The line containing "const toPoints = arr" marks the end: extract everything from the first line of the data through that line, exactly, with no pictures.

□ □ □ □ □ □ □

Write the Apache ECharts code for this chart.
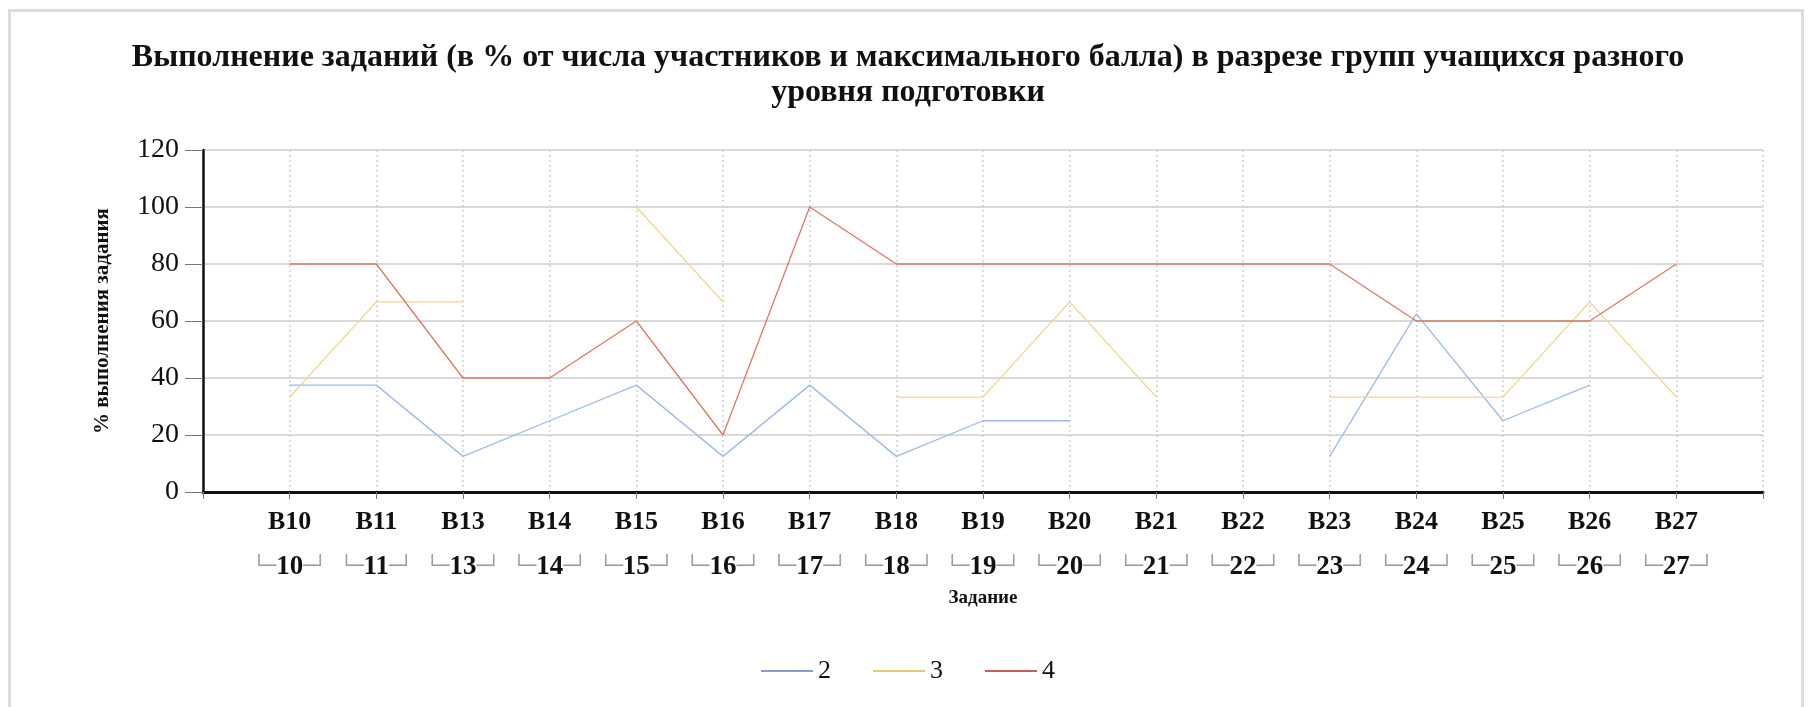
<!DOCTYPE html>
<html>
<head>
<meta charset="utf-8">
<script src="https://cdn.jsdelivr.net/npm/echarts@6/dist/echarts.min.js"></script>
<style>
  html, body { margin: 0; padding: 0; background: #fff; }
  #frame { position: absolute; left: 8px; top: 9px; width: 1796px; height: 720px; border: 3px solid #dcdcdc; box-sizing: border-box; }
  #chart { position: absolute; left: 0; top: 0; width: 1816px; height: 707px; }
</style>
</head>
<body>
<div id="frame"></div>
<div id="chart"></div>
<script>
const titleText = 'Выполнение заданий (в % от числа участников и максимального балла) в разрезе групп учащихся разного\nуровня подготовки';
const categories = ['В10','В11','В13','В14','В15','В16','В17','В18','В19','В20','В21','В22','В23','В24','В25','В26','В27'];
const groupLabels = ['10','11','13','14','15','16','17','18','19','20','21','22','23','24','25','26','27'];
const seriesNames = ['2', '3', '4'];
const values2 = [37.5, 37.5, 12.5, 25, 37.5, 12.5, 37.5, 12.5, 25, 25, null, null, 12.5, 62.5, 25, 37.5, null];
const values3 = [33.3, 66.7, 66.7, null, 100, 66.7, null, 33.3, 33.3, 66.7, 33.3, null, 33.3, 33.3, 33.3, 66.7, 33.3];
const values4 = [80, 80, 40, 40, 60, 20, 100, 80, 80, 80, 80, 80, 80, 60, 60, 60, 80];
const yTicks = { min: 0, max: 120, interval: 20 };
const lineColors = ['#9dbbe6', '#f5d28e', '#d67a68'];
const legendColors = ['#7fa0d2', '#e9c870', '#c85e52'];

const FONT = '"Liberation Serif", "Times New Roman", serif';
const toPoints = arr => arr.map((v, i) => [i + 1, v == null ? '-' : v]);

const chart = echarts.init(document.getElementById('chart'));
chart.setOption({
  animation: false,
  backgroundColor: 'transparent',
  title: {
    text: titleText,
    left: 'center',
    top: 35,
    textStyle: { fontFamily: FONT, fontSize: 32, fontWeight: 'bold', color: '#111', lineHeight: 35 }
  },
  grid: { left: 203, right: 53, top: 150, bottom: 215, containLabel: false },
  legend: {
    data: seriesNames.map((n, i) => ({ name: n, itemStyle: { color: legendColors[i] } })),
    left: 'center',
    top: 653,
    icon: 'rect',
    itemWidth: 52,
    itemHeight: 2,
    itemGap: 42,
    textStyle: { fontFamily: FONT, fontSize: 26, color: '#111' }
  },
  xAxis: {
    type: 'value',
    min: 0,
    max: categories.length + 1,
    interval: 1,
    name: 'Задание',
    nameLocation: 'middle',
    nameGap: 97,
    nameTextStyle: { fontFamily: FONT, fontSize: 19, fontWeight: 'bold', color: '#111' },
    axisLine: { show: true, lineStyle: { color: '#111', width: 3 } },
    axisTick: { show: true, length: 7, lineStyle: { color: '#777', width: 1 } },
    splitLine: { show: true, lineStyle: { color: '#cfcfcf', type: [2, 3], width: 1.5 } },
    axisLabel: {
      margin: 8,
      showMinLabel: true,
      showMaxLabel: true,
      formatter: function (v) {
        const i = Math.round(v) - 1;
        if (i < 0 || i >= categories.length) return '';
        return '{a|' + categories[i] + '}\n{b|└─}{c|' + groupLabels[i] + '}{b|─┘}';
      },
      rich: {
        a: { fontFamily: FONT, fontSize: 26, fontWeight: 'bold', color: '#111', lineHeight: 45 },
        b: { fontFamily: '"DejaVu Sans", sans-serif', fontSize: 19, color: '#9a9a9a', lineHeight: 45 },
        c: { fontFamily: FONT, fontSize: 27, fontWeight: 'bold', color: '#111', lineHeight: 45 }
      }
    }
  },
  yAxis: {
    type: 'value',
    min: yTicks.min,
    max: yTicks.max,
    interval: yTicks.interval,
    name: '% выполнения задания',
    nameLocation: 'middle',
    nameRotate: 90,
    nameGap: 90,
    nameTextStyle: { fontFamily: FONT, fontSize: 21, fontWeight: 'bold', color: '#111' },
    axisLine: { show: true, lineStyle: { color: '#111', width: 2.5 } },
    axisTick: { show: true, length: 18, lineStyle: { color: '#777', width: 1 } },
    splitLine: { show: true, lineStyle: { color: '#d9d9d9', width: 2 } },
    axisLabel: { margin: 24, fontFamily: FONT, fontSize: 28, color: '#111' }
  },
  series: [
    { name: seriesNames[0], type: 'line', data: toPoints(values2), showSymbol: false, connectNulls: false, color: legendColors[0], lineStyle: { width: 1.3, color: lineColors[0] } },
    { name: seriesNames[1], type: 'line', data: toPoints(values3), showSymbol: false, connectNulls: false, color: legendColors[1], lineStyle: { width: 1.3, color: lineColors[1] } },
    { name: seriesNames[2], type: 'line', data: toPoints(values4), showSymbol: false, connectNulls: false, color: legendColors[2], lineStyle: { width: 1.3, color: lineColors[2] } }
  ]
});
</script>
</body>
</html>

□ □ □ □ □ □ □

▶ [Full output]:
Write the Apache ECharts code for this chart.
<!DOCTYPE html>
<html>
<head>
<meta charset="utf-8">
<script src="https://cdn.jsdelivr.net/npm/echarts@6/dist/echarts.min.js"></script>
<style>
  html, body { margin: 0; padding: 0; background: #fff; }
  #frame { position: absolute; left: 8px; top: 9px; width: 1796px; height: 720px; border: 3px solid #dcdcdc; box-sizing: border-box; }
  #chart { position: absolute; left: 0; top: 0; width: 1816px; height: 707px; }
</style>
</head>
<body>
<div id="frame"></div>
<div id="chart"></div>
<script>
const titleText = 'Выполнение заданий (в % от числа участников и максимального балла) в разрезе групп учащихся разного\nуровня подготовки';
const categories = ['В10','В11','В13','В14','В15','В16','В17','В18','В19','В20','В21','В22','В23','В24','В25','В26','В27'];
const groupLabels = ['10','11','13','14','15','16','17','18','19','20','21','22','23','24','25','26','27'];
const seriesNames = ['2', '3', '4'];
const values2 = [37.5, 37.5, 12.5, 25, 37.5, 12.5, 37.5, 12.5, 25, 25, null, null, 12.5, 62.5, 25, 37.5, null];
const values3 = [33.3, 66.7, 66.7, null, 100, 66.7, null, 33.3, 33.3, 66.7, 33.3, null, 33.3, 33.3, 33.3, 66.7, 33.3];
const values4 = [80, 80, 40, 40, 60, 20, 100, 80, 80, 80, 80, 80, 80, 60, 60, 60, 80];
const yTicks = { min: 0, max: 120, interval: 20 };
const lineColors = ['#9dbbe6', '#f5d28e', '#d67a68'];
const legendColors = ['#7fa0d2', '#e9c870', '#c85e52'];

const FONT = '"Liberation Serif", "Times New Roman", serif';
const toPoints = arr => arr.map((v, i) => [i + 1, v == null ? '-' : v]);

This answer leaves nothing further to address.